[start of Recorded information]

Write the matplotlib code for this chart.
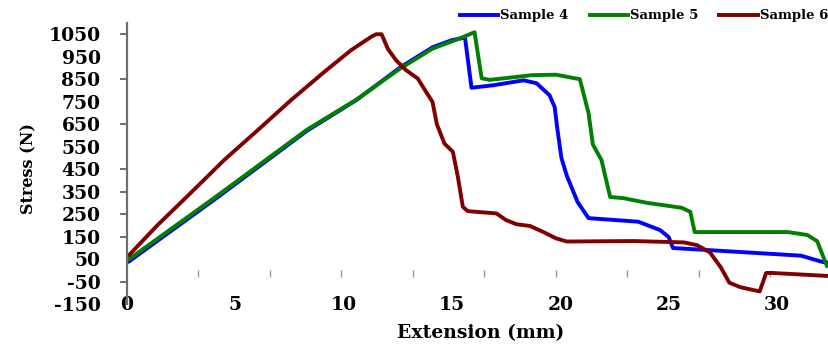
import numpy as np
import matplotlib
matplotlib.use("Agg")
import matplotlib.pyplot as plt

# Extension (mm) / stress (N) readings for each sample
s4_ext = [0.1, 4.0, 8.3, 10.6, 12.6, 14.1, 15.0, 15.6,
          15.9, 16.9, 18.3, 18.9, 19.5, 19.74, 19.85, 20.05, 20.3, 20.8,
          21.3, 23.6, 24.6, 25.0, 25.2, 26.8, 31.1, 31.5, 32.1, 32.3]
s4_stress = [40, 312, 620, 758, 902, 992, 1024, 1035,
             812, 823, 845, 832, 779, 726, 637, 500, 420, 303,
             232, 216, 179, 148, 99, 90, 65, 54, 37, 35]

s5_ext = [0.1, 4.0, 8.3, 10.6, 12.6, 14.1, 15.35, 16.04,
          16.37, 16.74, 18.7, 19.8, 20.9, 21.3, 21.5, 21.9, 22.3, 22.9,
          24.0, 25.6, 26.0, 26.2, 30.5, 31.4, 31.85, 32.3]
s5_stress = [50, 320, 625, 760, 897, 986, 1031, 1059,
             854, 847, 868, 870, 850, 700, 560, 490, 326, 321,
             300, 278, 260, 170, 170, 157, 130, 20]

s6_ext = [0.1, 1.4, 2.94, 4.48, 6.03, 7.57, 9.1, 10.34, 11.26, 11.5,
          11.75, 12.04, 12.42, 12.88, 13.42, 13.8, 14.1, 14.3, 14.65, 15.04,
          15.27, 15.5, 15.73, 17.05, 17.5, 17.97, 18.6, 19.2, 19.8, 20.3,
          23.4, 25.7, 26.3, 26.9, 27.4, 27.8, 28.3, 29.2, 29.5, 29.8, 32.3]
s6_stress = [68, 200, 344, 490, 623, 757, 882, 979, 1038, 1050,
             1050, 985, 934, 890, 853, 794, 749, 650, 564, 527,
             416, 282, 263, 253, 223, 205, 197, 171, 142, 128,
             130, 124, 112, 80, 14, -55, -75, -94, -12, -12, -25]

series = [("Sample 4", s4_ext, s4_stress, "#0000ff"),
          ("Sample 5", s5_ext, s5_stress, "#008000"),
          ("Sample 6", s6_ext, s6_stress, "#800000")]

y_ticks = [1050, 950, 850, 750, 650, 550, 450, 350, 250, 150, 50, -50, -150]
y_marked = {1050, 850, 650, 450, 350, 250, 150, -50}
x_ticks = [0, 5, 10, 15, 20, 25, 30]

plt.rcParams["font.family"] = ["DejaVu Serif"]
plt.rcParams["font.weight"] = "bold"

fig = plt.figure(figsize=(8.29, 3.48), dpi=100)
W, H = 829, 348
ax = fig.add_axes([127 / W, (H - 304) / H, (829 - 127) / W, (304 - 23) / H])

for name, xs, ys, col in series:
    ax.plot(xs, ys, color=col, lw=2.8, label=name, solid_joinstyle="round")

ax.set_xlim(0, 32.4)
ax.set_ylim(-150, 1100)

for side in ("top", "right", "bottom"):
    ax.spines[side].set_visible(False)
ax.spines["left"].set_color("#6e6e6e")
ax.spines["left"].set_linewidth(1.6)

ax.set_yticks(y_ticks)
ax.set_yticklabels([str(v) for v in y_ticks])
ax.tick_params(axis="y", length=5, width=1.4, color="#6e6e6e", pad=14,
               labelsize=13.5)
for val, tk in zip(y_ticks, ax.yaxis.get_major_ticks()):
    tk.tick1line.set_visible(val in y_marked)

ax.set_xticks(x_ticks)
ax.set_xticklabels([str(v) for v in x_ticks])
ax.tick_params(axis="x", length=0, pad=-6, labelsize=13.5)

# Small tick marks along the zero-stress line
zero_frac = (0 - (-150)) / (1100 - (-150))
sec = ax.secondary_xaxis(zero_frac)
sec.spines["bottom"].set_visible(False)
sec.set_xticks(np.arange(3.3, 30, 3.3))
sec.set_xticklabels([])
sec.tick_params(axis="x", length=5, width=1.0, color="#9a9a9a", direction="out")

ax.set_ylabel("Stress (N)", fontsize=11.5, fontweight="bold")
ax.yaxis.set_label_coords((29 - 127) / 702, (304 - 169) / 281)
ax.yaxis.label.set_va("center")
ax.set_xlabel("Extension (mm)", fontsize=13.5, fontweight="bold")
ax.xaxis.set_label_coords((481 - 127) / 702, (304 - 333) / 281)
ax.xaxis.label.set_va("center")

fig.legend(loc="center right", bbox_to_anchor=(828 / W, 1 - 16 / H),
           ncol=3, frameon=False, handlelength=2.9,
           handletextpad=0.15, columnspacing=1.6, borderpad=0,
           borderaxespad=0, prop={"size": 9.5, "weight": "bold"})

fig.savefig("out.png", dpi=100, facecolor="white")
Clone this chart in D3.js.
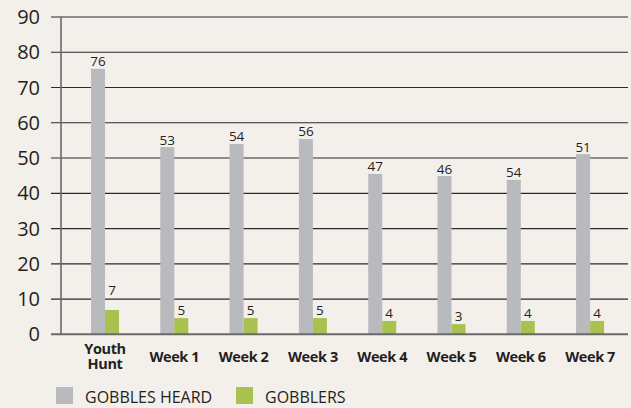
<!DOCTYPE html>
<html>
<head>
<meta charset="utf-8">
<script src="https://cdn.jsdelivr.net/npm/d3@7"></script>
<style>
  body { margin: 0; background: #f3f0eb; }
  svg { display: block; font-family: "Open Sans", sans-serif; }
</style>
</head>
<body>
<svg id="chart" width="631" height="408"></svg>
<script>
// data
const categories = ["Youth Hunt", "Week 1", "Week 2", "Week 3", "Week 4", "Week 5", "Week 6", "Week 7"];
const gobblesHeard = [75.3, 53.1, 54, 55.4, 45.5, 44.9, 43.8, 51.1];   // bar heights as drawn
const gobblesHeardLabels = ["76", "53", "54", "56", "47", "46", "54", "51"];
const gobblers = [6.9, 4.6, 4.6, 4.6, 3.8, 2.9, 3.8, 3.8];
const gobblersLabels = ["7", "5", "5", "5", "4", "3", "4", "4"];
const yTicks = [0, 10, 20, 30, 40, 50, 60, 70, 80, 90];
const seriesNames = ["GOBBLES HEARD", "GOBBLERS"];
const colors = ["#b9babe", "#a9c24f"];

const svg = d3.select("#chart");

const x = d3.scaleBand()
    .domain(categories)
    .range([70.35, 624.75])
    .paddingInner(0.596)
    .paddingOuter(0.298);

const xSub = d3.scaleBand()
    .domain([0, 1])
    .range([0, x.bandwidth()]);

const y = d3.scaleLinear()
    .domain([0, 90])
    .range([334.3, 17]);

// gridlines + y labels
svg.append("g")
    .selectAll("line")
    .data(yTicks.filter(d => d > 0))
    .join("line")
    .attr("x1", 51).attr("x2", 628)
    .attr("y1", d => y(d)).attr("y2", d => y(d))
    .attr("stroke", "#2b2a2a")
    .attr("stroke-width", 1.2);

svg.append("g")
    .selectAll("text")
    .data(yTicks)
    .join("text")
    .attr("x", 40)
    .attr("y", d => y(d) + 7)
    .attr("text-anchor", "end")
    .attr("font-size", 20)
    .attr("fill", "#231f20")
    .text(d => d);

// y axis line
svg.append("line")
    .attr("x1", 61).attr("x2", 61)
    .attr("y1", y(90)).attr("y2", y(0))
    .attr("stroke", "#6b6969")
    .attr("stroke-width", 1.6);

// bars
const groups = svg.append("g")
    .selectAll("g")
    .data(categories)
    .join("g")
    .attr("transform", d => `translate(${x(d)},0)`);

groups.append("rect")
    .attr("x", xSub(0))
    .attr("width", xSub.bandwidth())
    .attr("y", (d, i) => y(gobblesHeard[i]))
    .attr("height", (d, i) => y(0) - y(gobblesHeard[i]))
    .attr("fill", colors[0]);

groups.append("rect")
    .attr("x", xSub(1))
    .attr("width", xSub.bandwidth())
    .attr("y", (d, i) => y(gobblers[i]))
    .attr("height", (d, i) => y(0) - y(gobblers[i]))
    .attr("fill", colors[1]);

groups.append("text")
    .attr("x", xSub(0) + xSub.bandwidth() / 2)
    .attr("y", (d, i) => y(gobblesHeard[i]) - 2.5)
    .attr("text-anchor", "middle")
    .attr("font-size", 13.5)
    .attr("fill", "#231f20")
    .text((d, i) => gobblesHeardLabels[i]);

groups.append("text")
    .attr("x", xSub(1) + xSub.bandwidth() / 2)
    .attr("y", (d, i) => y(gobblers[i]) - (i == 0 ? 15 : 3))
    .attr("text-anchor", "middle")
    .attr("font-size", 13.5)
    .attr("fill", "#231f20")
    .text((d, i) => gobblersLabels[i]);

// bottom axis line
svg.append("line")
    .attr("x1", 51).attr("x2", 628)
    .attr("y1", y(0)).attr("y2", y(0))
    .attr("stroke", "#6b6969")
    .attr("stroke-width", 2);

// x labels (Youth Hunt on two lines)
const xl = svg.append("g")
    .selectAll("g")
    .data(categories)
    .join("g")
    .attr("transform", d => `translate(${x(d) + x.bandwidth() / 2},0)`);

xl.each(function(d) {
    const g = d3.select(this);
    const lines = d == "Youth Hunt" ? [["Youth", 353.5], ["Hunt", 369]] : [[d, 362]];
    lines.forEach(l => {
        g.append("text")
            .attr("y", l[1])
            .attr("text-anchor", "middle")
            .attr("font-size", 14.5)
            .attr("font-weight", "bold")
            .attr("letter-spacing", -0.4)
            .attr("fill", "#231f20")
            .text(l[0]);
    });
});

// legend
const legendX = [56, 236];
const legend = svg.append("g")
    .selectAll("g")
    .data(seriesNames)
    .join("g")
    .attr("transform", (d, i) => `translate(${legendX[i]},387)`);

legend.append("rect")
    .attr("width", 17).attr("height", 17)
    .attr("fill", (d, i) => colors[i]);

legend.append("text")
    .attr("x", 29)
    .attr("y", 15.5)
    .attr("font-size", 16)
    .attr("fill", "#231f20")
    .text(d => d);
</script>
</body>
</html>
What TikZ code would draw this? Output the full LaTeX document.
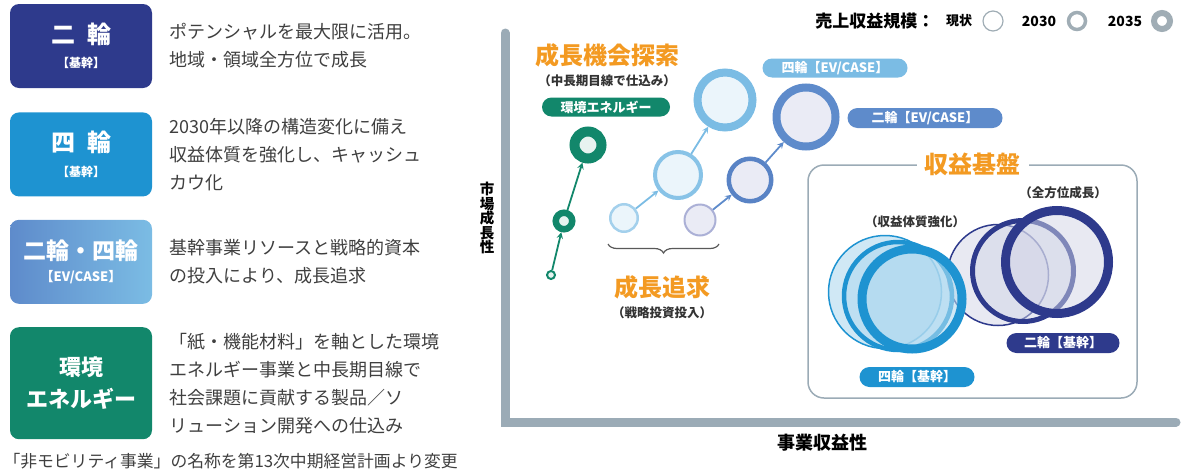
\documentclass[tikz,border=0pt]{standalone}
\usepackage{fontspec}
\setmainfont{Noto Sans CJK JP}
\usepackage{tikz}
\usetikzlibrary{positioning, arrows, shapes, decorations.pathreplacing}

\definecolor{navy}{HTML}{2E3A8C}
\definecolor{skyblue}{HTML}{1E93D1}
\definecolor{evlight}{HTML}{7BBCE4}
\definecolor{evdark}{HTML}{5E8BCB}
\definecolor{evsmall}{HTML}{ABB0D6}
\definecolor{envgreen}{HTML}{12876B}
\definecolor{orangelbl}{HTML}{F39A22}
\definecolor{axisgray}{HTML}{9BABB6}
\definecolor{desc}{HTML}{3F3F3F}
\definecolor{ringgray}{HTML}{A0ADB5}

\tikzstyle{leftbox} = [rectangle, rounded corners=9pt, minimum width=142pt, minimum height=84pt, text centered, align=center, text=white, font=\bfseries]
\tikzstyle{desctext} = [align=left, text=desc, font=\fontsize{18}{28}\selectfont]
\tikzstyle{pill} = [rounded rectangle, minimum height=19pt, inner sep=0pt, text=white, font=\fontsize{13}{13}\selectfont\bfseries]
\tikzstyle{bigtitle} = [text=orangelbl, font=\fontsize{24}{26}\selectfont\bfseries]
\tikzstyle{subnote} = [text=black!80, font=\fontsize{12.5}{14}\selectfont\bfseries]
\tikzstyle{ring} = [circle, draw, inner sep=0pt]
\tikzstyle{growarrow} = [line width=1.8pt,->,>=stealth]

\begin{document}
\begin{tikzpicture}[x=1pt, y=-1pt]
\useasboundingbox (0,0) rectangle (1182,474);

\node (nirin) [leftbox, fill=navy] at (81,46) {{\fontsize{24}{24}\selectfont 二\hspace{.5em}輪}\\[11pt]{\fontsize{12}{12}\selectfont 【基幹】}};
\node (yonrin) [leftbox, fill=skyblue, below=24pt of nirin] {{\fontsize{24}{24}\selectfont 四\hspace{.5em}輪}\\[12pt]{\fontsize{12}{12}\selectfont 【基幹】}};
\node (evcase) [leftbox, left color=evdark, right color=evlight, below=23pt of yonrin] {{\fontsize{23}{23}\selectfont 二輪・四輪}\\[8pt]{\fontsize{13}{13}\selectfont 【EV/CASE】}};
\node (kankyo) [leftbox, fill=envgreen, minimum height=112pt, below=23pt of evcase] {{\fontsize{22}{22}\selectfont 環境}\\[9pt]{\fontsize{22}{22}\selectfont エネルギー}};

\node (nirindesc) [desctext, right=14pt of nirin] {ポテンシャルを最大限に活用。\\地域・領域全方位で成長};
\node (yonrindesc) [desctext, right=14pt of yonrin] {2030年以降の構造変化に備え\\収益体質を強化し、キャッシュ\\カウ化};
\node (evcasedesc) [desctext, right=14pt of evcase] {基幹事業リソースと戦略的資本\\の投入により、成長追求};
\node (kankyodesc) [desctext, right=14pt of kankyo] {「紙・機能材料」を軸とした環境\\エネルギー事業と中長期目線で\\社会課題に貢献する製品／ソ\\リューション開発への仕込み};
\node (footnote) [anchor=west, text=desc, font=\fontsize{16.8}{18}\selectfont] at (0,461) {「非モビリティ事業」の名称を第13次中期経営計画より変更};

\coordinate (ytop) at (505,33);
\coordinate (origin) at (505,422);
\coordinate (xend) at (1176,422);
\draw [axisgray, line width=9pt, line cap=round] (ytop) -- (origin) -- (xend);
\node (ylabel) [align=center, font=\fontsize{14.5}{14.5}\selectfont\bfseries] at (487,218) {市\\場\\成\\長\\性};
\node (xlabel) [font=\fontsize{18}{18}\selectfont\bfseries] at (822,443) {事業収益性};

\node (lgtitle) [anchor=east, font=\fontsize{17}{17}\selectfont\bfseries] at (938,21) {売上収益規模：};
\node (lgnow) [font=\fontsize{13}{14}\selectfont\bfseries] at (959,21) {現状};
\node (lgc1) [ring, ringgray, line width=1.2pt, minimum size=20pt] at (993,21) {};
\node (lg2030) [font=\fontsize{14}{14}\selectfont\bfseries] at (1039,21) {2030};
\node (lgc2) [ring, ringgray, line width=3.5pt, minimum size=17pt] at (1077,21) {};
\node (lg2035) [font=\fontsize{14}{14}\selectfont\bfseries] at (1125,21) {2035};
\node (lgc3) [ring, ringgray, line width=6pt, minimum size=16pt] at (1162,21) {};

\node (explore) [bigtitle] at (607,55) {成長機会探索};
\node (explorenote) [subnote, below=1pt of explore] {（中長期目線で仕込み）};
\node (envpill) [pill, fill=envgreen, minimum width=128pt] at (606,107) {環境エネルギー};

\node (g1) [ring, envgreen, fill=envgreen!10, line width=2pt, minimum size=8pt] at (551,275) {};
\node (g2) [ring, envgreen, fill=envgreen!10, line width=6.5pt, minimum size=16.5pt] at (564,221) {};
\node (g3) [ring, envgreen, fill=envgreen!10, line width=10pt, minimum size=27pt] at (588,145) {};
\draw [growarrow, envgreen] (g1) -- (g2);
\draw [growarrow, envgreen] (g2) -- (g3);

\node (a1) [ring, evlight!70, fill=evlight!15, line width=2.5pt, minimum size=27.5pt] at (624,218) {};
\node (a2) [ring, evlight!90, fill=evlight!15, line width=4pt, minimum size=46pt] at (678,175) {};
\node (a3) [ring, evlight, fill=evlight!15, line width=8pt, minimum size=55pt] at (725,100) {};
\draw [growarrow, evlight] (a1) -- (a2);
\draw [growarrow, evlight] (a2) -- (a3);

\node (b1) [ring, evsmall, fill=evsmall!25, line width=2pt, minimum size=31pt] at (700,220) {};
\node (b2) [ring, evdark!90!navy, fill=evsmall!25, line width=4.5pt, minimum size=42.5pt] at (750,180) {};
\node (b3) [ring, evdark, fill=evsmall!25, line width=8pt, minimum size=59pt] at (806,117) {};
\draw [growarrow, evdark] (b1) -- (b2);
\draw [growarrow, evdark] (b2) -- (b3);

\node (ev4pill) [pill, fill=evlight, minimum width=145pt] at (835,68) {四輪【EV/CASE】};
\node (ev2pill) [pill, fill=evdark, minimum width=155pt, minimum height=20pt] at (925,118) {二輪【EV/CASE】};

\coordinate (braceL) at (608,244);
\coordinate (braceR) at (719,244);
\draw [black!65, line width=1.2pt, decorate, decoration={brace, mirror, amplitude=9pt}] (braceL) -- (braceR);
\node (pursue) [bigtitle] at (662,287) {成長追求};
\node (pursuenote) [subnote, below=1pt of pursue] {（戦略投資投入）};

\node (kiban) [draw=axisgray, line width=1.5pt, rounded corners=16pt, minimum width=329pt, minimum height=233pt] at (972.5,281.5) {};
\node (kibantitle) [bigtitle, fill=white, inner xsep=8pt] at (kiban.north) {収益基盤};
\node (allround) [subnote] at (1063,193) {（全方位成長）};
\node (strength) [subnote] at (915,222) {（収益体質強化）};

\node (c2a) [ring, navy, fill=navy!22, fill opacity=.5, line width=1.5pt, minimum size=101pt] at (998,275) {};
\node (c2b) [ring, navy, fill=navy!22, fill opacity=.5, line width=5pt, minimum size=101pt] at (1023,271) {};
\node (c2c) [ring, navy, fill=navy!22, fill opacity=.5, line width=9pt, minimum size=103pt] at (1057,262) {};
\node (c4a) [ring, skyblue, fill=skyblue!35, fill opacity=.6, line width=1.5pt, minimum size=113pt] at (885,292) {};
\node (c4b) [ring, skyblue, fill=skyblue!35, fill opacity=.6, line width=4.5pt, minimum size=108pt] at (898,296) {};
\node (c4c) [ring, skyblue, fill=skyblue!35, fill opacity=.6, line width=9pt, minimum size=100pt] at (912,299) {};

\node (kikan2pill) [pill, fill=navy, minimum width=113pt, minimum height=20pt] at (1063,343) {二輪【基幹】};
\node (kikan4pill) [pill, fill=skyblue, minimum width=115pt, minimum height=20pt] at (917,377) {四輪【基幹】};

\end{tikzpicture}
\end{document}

[end of Recorded information]

**Description of the task:** Everything from the top line of the data down to and including the line with "import matplotlib.pyplot as plt" is to be copied, except the pictures.

**Solution to this problem:**
Write the matplotlib code for this chart.
import numpy as np
import matplotlib
matplotlib.use("Agg")
import matplotlib.pyplot as plt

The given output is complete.